Desire and the Good Life

What should we want to really really want? We want to live a good life both on the large scale and on the small, to live well, to be happy. Happiness, said Aristotle, is essentially a matter of activity. To live well is to act well, to actualize our potentialities. A good life is one of action and engagement. Even on the smaller scale the things we really enjoy are activities that fully engage us and draw upon our abilities. That's the point of that most Aristotelian of bumper stickers "Are we having fun yet?". If that question can be asked then a negative answer is necessary. If the activity is really engaging so little of your attention that you can ask whether or not you're enjoying it, you aren't.

What sorts of desires are likely to lead us to this sort of excellence-in-activity, not just in episodes but in our lives? As Aristotle says, "One swallow does not make a Spring, nor does one sunny day; one day or a short time does not make a man truly happy and fortunate." (1098a17-19)

Really happy people are those actively engaged in the pursuit of something they really want. Very extensive wantlessness is completely incompatible with happiness.

But Homo economicus may well be happy for a while, accumulating wealth and power, clawing his way up the ladder of success. This game, like many others, may be highly enjoyable. But without genuine commitment to other people or to communities of any sort the rewards turn to ashes in the end.

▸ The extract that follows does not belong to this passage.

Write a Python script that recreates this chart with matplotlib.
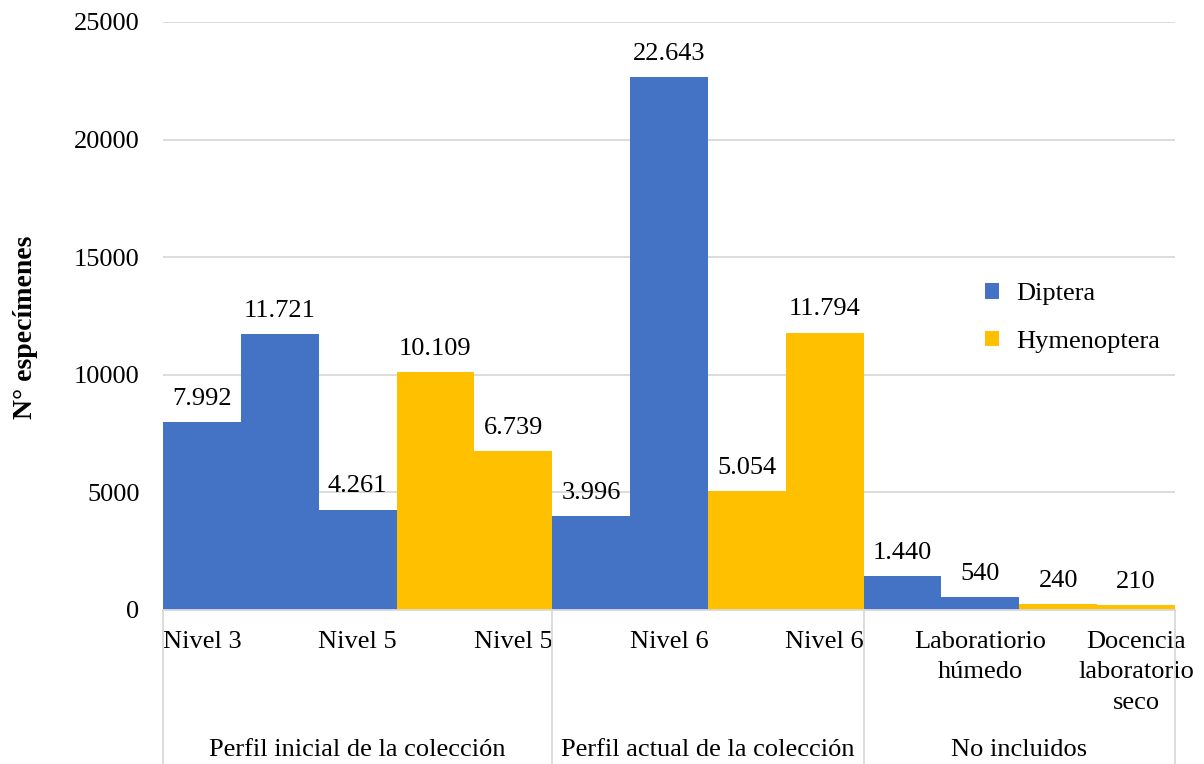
import matplotlib
matplotlib.use("Agg")
import matplotlib.pyplot as plt
import matplotlib.transforms as mtransforms
from matplotlib.patches import Patch

plt.rcParams['font.family'] = ['Liberation Serif', 'DejaVu Serif']

# ---- data ----
values = [7992, 11721, 4261, 10109, 6739, 3996, 22643, 5054, 11794, 1440, 540, 240, 210]
value_labels = ["7.992", "11.721", "4.261", "10.109", "6.739", "3.996", "22.643",
                "5.054", "11.794", "1.440", "540", "240", "210"]
orders = ["Diptera", "Diptera", "Diptera", "Hymenoptera", "Hymenoptera",
          "Diptera", "Diptera", "Hymenoptera", "Hymenoptera",
          "Diptera", "Diptera", "Hymenoptera", "Hymenoptera"]
tick_labels = ["Nivel 3", "", "Nivel 5", "", "Nivel 5",
               "", "Nivel 6", "", "Nivel 6",
               "", "Laboratiorio\nhúmedo", "", "Docencia\nlaboratorio\nseco"]
groups = ["Perfil inicial de la colección", "Perfil actual de la colección", "No incluidos"]
group_sizes = [5, 4, 4]
y_ticks = [0, 5000, 10000, 15000, 20000, 25000]
legend_names = ["Diptera", "Hymenoptera"]

colors = {"Diptera": "#4472C4", "Hymenoptera": "#FFC000"}
FS = 19

fig = plt.figure(figsize=(12.04, 7.64), dpi=100)
ax = fig.add_axes([163/1204, 1-610/764, (1175-163)/1204, (610-22)/764])

x = list(range(len(values)))
ax.bar(x, values, width=1.0, color=[colors[o] for o in orders], zorder=2, linewidth=0)

ax.set_xlim(-0.5, len(values) - 0.5)
ax.set_ylim(0, 25000)
ax.set_yticks(y_ticks)
ax.set_yticklabels([str(t) for t in y_ticks], fontsize=FS)
ax.yaxis.grid(True, color="#D9D9D9", linewidth=1.3, zorder=0)
ax.set_axisbelow(True)
ax.tick_params(axis='y', length=0, pad=17)
for s in ["top", "right", "left"]:
    ax.spines[s].set_visible(False)
ax.spines["bottom"].set_color("#D9D9D9")
ax.spines["bottom"].set_linewidth(1.3)

# category labels
ax.set_xticks(x)
ax.set_xticklabels(tick_labels, fontsize=FS, linespacing=1.5)
ax.tick_params(axis='x', length=0, pad=15)

# data labels
for xi, v, lab in zip(x, values, value_labels):
    ax.annotate(lab, (xi, v), xytext=(0, 12.5), textcoords="offset points",
                ha="center", va="baseline", fontsize=FS, zorder=3)

# group separators and labels
trans = mtransforms.blended_transform_factory(ax.transData, ax.transAxes)
bottom_ax = -(764 - 610) / 588
start = -0.5
bounds = [start]
for g, n in zip(groups, group_sizes):
    end = start + n
    ax.text((start + end) / 2, -(750 - 610) / 588, g, transform=trans,
            ha="center", va="center", fontsize=FS)
    bounds.append(end)
    start = end
for b in bounds:
    ax.plot([b, b], [0, bottom_ax], transform=trans, color="#D9D9D9",
            linewidth=1.3, clip_on=False)

ax.set_ylabel("N° especímenes", fontsize=20, fontweight="bold")
ax.yaxis.set_label_coords(-(163 - 38) / 1012, (610 - 327) / 588)

handles = [Patch(facecolor=colors[n], edgecolor="none") for n in legend_names]
leg = ax.legend(handles, legend_names, loc="center left",
                bbox_to_anchor=((974 - 163) / 1012, (610 - 318) / 588),
                frameon=False, fontsize=FS, handlelength=0.55, handleheight=0.55,
                handletextpad=0.65, labelspacing=0.95, borderaxespad=0)

fig.savefig("out.png", dpi=100)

A much more promising candidate for happiness is she in the grip of a single desire, tyrannical but genuine. It may be that the happiest, the most blessed lives, are led by happy warriors wholly and single-mindedly devoted to a cause or to a love.

Maybe so, and maybe it's just because I am myself incapable of such totally dominating commitment that it seems to me a sadly closed and less than fully human life.

The challenge is to combine love and freedom, to join, somehow, deep motivation and real openness to change, genuine membership in community and true autonomy. A worthwhile life, it seems to me, must be sufficiently open and reflective that elements and episodes of wantlessness are inevitable. They may, or they may not, enrich the satisfactions of commitment. I am sure that the most desirable life is not one in which one always knows, much less always gets, what one desires.